LITR 4632:
Literature of the Future
        

Sample Student Final Exams 2011 Essay 2 

 

Anonymous

All I Really Need to Know I Learned from Sci-Fi

          The texts throughout this course examined and hypothesized what the future might have in store for humans, earth, and the universe. I like the word hypothesized. I like it because it shows the genius of many of our texts. It is one thing to say, “Wouldn’t it be cool if in the future there were giant robots that could turn into cars and blow up stuff, and only Shia Labeouf could save us?” but that is not what the texts we read do. Instead these stories look at what is happening now, and using the information we have about what has happened, predict what could happen in our future. Some ideas, like alien experiments, get on the fringe of science, but the effects these hypotheses have on humans are calculated and researched.

          The story “The Onion and I,” is centered on a father describing to his son the differences of a real onion and the cyber version the boy knows. Even the father has begun to forget some of the details of a real onion, and he uses properties of other foods to help describe the onion. The son doesn’t understand the why onions make people cry, and the father seems nostalgic for the tears an onion induces. The tragedy of the story is that these people have been living in a cyber world so long, they are forgetting the things that exist in the real world, and ultimately they are losing themselves. I use the word nostalgic for a reason. The father is nostalgic for an onion just like my father is nostalgic for 80’s guitar rock. Yes, you can find 80’s music on the radio, but new music is nothing like that. My father misses the times when he was in high school, going to the car wash and hanging with his friends “jammin’ some tunes.” I haven’t washed my car in months. Kids don’t go out and do that anymore, we just use the drive through car wash, and we’re on our way.

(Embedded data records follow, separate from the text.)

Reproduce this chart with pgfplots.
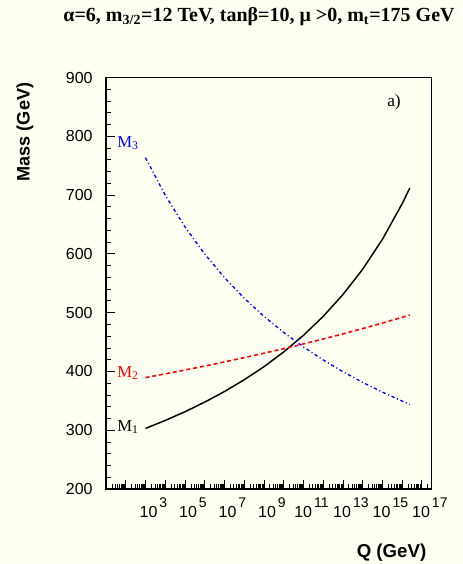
\documentclass[border=0pt]{standalone}
\usepackage{fontspec}
\setmainfont{Liberation Sans}
\newfontfamily\timesfont{Liberation Serif}
\usepackage{pgfplots}
\pgfplotsset{compat=1.18}
\definecolor{bg}{RGB}{255,255,242}
\definecolor{mred}{RGB}{255,0,0}
\definecolor{mblue}{RGB}{0,0,255}

\def\minorlist{}
\foreach \e in {1,...,16}{\foreach \m in {2,...,9}{\xdef\minorlist{\minorlist\m e\e,}}}
\xdef\minorlist{\minorlist 2e17,3e17}
\newcommand{\pw}[1]{10\hspace{1.5pt}\raisebox{7.6pt}{\fontsize{10.5}{12}\selectfont #1}}

\begin{document}
\begin{tikzpicture}[x=0.75pt,y=0.75pt]
\fill[bg] (0,0) rectangle (462,564);
\path[use as bounding box] (0,0) rectangle (462,564);
\begin{axis}[
  at={(79.5pt,56.25pt)}, anchor=south west,
  scale only axis, width=244.3pt, height=308.6pt,
  xmode=log, log basis x=10,
  xmin=10, xmax=3.16e17, ymin=200, ymax=900,
  xtick={1e1,1e2,1e3,1e4,1e5,1e6,1e7,1e8,1e9,1e10,1e11,1e12,1e13,1e14,1e15,1e16,1e17},
  xticklabels={,,\pw{3},,\pw{5},,\pw{7},,\pw{9},,\pw{11},,\pw{13},,\pw{15},,\pw{17}},
  minor xtick/.expanded={\minorlist},
  ytick={200,300,400,500,600,700,800,900},
  minor y tick num=4,
  xtick pos=bottom, ytick pos=left,
  tick align=inside,
  major tick length=7pt, minor tick length=3.5pt,
  every tick/.style={black, line width=0.6pt},
  axis line style={line width=0.8pt},
  xticklabel style={font=\fontsize{12}{14}\selectfont, yshift=-2.8pt, xshift=6pt},
  yticklabel style={font=\fontsize{12}{14}\selectfont, xshift=-6.5pt},
  /pgf/number format/assume math mode=true,
  clip=true,
]
% M1
\addplot[black, line width=1.1pt] coordinates {
 (1e3,303) (1e4,316.6) (1e5,331.4) (1e6,347.8) (1e7,365.8) (1e8,385.8)
 (1e9,408.0) (1e10,433.1) (1e11,461.4) (1e12,493.6) (1e13,530.7)
 (1e14,573.8) (1e15,624.6) (1e16,685.2) (2.45e16,712)
};
% M2
\addplot[mred, line width=1.2pt, dash pattern=on 3pt off 2.2pt] coordinates {
 (1e3,389.5) (1e4,395.9) (1e5,402.4) (1e6,409.2) (1e7,416.2) (1e8,423.5)
 (1e9,431.0) (1e10,438.7) (1e11,446.8) (1e12,455.2) (1e13,463.9)
 (1e14,472.9) (1e15,482.3) (1e16,492.1) (2.45e16,496)
};
% M3
\addplot[mblue, line width=1.0pt, dash pattern=on 2.5pt off 2pt on 0.8pt off 2pt] coordinates {
 (1e3,763.6) (1e4,699.8) (1e5,645.9) (1e6,599.7) (1e7,559.7) (1e8,524.6)
 (1e9,493.7) (1e10,466.3) (1e11,441.7) (1e12,419.6) (1e13,399.6)
 (1e14,381.4) (1e15,364.8) (1e16,349.6) (2.45e16,344)
};
\end{axis}
\node[font=\timesfont\bfseries\fontsize{15}{18}\selectfont] at (259,547)
  {α=6, m\textsubscript{3/2}=12 TeV, tanβ=10, μ >0, m\textsubscript{t}=175 GeV};
\node[rotate=90, anchor=east, font=\bfseries\fontsize{13.6}{16}\selectfont] at (25,486) {Mass (GeV)};
\node[anchor=east, font=\bfseries\fontsize{14}{16}\selectfont] at (431,11) {Q (GeV)};
\node[anchor=west, text=mblue, font=\timesfont\fontsize{12.5}{15}\selectfont, inner sep=0pt] at (117,421) {M\textsubscript{3}};
\node[anchor=west, text=mred, font=\timesfont\fontsize{12.5}{15}\selectfont, inner sep=0pt] at (117,191) {M\textsubscript{2}};
\node[anchor=west, text=black, font=\timesfont\fontsize{12.5}{15}\selectfont, inner sep=0pt] at (117,137) {M\textsubscript{1}};
\node[font=\timesfont\fontsize{13}{15}\selectfont] at (394,461.5) {a)};
\end{tikzpicture}
\end{document}
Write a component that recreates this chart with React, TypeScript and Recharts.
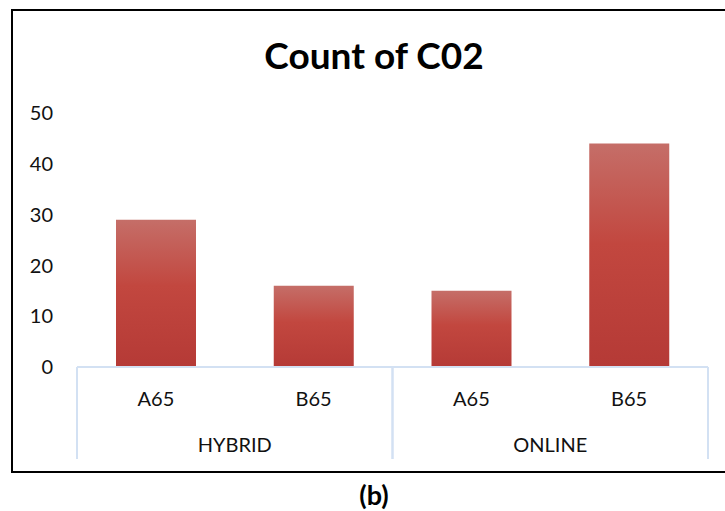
import React from 'react';
import { BarChart, Bar, XAxis, YAxis } from 'recharts';

const groups = ['HYBRID', 'HYBRID', 'ONLINE', 'ONLINE'];
const codes = ['A65', 'B65', 'A65', 'B65'];
const counts = [29, 16, 15, 44];
const yTicks = [0, 10, 20, 30, 40, 50];

const data = codes.map((code, i) => ({
  key: `${groups[i]}-${code}`,
  code,
  group: groups[i],
  count: counts[i]
}));

const FONT = 'Lato, "Liberation Sans", sans-serif';
const LINE = '#d3e1f3';
const SUB_H = 46;

function SubTick(props: any) {
  const { x, y, payload } = props;
  const label = data[payload.index] ? data[payload.index].code : payload.value;
  return (
    <text
      x={x}
      y={y + 31}
      textAnchor="middle"
      dominantBaseline="central"
      fontFamily={FONT}
      fontSize={20}
      fill="#111"
    >
      {label}
    </text>
  );
}

function GroupTick(props: any) {
  const { x, y, payload } = props;
  const half = payload.offset || 0;
  return (
    <g>
      <line x1={x - half} x2={x - half} y1={y - SUB_H} y2={y + 46} stroke={LINE} strokeWidth={2} />
      <line x1={x + half} x2={x + half} y1={y - SUB_H} y2={y + 46} stroke={LINE} strokeWidth={2} />
      <text
        x={x}
        y={y + 31}
        textAnchor="middle"
        dominantBaseline="central"
        fontFamily={FONT}
        fontSize={20}
        fill="#111"
      >
        {payload.value}
      </text>
    </g>
  );
}

export default function App() {
  return (
    <div
      style={{
        position: 'absolute',
        left: 0,
        top: 0,
        width: 725,
        height: 511,
        overflow: 'hidden',
        background: '#fff',
        fontFamily: FONT
      }}
    >
      <div
        style={{
          position: 'absolute',
          left: 11,
          top: 9,
          width: 800,
          height: 460,
          border: '2px solid #000'
        }}
      />
      <div
        style={{
          position: 'absolute',
          left: 0,
          width: 748,
          top: 33,
          lineHeight: '44px',
          textAlign: 'center',
          fontSize: 37,
          fontWeight: 700,
          color: '#000'
        }}
      >
        Count of C02
      </div>
      <div
        style={{
          position: 'absolute',
          left: 0,
          width: 748,
          top: 479,
          lineHeight: '32px',
          textAlign: 'center',
          fontSize: 27,
          fontWeight: 700,
          color: '#000'
        }}
      >
        (b)
      </div>
      <div style={{ position: 'absolute', left: 0, top: 0 }}>
        <BarChart
          width={725}
          height={511}
          data={data}
          margin={{ top: 113, right: 17, bottom: 46, left: 0 }}
        >
          <defs>
            <linearGradient id="barFill" x1="0" y1="0" x2="0" y2="1">
              <stop offset="0%" stopColor="#c56e68" />
              <stop offset="45%" stopColor="#c2473f" />
              <stop offset="100%" stopColor="#b53a36" />
            </linearGradient>
          </defs>
          <XAxis
            xAxisId="level1"
            dataKey="key"
            height={SUB_H}
            tickSize={0}
            tickMargin={0}
            tickLine={false}
            axisLine={{ stroke: LINE, strokeWidth: 2 }}
            tick={<SubTick />}
            interval={0}
          />
          <XAxis
            xAxisId="level2"
            dataKey="group"
            allowDuplicatedCategory={false}
            height={52}
            tickSize={0}
            tickMargin={0}
            tickLine={false}
            axisLine={false}
            tick={<GroupTick />}
            interval={0}
          />
          <YAxis
            domain={[0, 50]}
            ticks={yTicks}
            width={77}
            axisLine={false}
            tickLine={false}
            tickSize={0}
            tickMargin={24}
            tick={{ fontFamily: FONT, fontSize: 20, fill: '#111' }}
          />
          <Bar
            xAxisId="level1"
            dataKey="count"
            barSize={80}
            fill="url(#barFill)"
            isAnimationActive={false}
          />
        </BarChart>
      </div>
    </div>
  );
}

          The way I see it the onion is a symbol. Times change and people do things differently, but today technology has changed how we do things drastically. Here is the genius of the story: The cyber world has replaced the real world. The cyber world is not real like the onion, it is an imitation, but they seem to prefer the imitation. It doesn’t cause any tears. I realize I am getting kind of abstract in a, “there is no spoon,” kind of way. So let me get to the meat of it, and say what I think is really going on.

          I am writing this paper on my computer. While sitting here working, I am on facebook, talking to 3 friends about where we are going to drink tonight. I am also listening to a band I wouldn’t have known about had I not saw a video of them on Youtube. And the penultimate, I just messaged my mom to ask what we are having for dinner. (My mom is downstairs, I literally could have said, “hey what’s for dinner,” and she would have heard me, but messaging her seemed easier. The answer was “leftovers.” (Leftovers=disappointment.)) My point is real life interaction is being replaced by technology. I would rather text than speak, one out of five couples meet online. WE ARE LIVING OUR LIVES THROUGH TINY MACHINES! This short story predicted a time when humans would be living through their computers, and what’s worse, the computer doesn’t get all the details that make life worth living. The father and son miss onions making them cry. They are living a Prozac lifestyle on their computers instead of going out and chopping some freakin’ veggies! This story is the most appealing to me, because it is one that you can clearly see unfolding in the real world. We read The Time Machine and said, “That could happen,” but this really is happening. Here is another example: Do you know who the T-mobile girl is? She is this ridiculously gorgeous girl that hosts a series of commercials about T-mobile phones, but where do the commercials take place? In some kind of vacuum of white space, that’s where. It’s the same place as the “I’m a Mac, you’re a PC” commercials, or those weird floating hand iPhone commercials. They all take place in, what I can only imagine is, the Internet. We are being primed for the cyber-age.

          In “Burning Chrome,” two hackers steal all of a famous hacker’s (the titular Chrome’s) money. They know what they are doing is wrong, they even imagine her being broke on the street, but they feel no regret because they never met her and to them she isn’t even really real, since to them, her existence is only through the Internet. Talk about Internet bullies.

Here is my final example of humans losing our social skills, skills that enabled us to build our entire civilization: Last week, I was at a bar, (I know, another story about me drinking.) and I saw a pretty girl. I made my way over to her, and started a casual conversation. As I was talking she started texting in the middle of our conversation. Normally this should be considered rude, but not in these technological times. So I said, “I’m sorry, was I bothering you?” and she replied, “No, I’m looking you up on Facebook, I want to see what you’re all about.” I was standing right in front of her! Anything she could have possibly learned about me, she could have asked me, face to face. Instead, she wanted to look it up on Facebook.

Sometimes, I really wish a story like “Chocco,” could come true, just so I can actually get some physical contact with some human beings. As Emily Sevier said in her 2007 essay, “In many of the stories that we have encountered this semester, dystopias revolve around high tech civilizations. From the readings it seems that the only way a utopian society can exist is if we keep it simple. 

Wouldn’t it be great if we didn’t have all this technology, and we had to get together and discuss what actions we should take in our future? Can I get off the computer now?